Biotransport and intracellular ice formation phenomena in freezing human embryonic kidney cells (HEK293T)

The objective of this study is to determine the cryobiological characteristics of human embryonic kidney (HEK293T) cells. The cell membrane hydraulic conductivity (Lpg) and the activation energy of water transport (ELp) were determined in the absence/presence of cryoprotectant agent (CPA), while the nucleation rate kinetic and thermodynamic parameters (ΩoSCN and κoSCN) were determined in the absence of CPA. Since dehydration and intracellular ice formation (IIF) are two factors that may cause damage to cells during the freezing process, systematical freezing experiments were carried out at different cooling rates (5, 10, 15, 20, 30, and 60 °C/min) under the commercial available cryomicroscopy (FDCS 196, Linkham, Waterfield, UK) to further explore the cryoinjury mechanism for HEK293T cells. By simultaneously fitting the water transport equation to the experimentally measured volumetric shrinkage data at 5, 10, and 15 °C/min, the “combined best fit” membrane permeability parameters for HEK293T cells in both phosphate buffer saline (PBS) and CPA media (0.75M Me2SO in PBS) are determined. They are Lpg = 2.85 × 10−14 m/s/Pa (0.17 μm/min/atm), ELp = 142.91 kJ/mol (34.13 kcal/mol) (R2 = 0.990), and Lpg[cpa] = 2.73 ± 0.44 × 10−14 m/s/Pa (0.16 ± 0.03 μm/min/atm), ELp[cpa] = 152.52 ± 27.69 kJ/mol (36.42 ± 6.61 kcal/mol) (R2 = 0.993), respectively.

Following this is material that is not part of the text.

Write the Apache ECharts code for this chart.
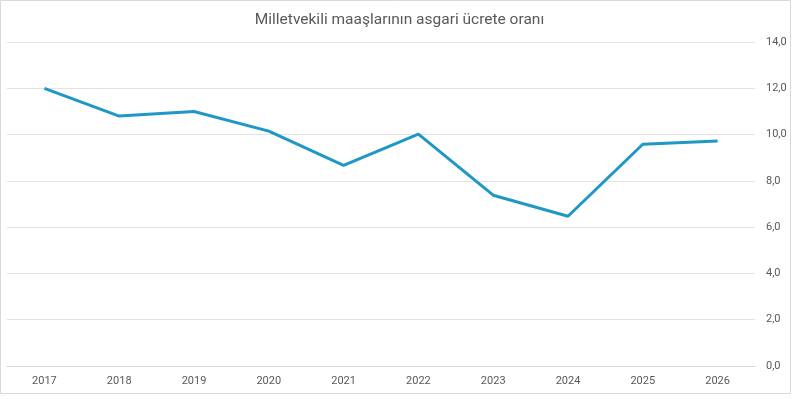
<!DOCTYPE html>
<html>
<head>
<meta charset="utf-8">
<script src="https://cdn.jsdelivr.net/npm/echarts@6/dist/echarts.min.js"></script>
<style>
  html, body { margin: 0; padding: 0; background: #fff; }
  #main { width: 799px; height: 399px; }
</style>
</head>
<body>
<div id="main"></div>
<script>
// yıllar ve oranlar
var years = ["2017", "2018", "2019", "2020", "2021", "2022", "2023", "2024", "2025", "2026"];
var ratios = [12.0, 10.8, 11.0, 10.15, 8.67, 10.02, 7.38, 6.47, 9.58, 9.72];
var yTicks = [0, 2, 4, 6, 8, 10, 12, 14];

var myChart = echarts.init(document.getElementById("main"));
myChart.setOption({
  animation: false,
  title: {
    text: "Milletvekili maaşlarının asgari ücrete oranı",
    left: "center",
    top: 7,
    textStyle: {
      fontFamily: "Roboto, sans-serif",
      fontSize: 15.5,
      fontWeight: "normal",
      color: "#595959",
    },
  },
  graphic: [
    {
      type: "rect",
      shape: { x: 0.5, y: 0.5, width: 790, height: 393 },
      style: { fill: "none", stroke: "#d9d9d9", lineWidth: 1 },
      silent: true,
    },
  ],
  grid: { left: 7, right: 44, top: 42, bottom: 33 },
  xAxis: {
    type: "category",
    data: years,
    boundaryGap: true,
    axisLine: { show: true, lineStyle: { color: "#d9d9d9" } },
    axisTick: { show: false },
    axisLabel: {
      color: "#595959",
      fontSize: 11,
      margin: 10,
      fontFamily: "Roboto, sans-serif",
    },
  },
  yAxis: {
    type: "value",
    position: "right",
    min: yTicks[0],
    max: yTicks[yTicks.length - 1],
    interval: 2,
    axisLine: { show: false },
    axisTick: { show: false },
    splitLine: { lineStyle: { color: "#e3e3e3", width: 1 } },
    axisLabel: {
      color: "#595959",
      fontSize: 11,
      margin: 11,
      fontFamily: "Roboto, sans-serif",
      formatter: function (v) {
        return v.toFixed(1).replace(".", ",");
      },
    },
  },
  series: [
    {
      type: "line",
      data: ratios,
      symbol: "none",
      lineStyle: { color: "#1f97c7", width: 3 },
      itemStyle: { color: "#1f97c7" },
    },
  ],
});
</script>
</body>
</html>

An optimal cooling rate Bopt (the highest cooling rate without IIF) was determined to be 14.24 °C/min in the absence of CPA. Additionally, the ice nucleation parameters (ΩoSCN and κoSCN) were averaged to be 1.31 ± 0.11 × 108 m−2 s−1 and 7.67 ± 2.55 × 109 K5 for the cooling rates 20, 30, and 60 °C/min.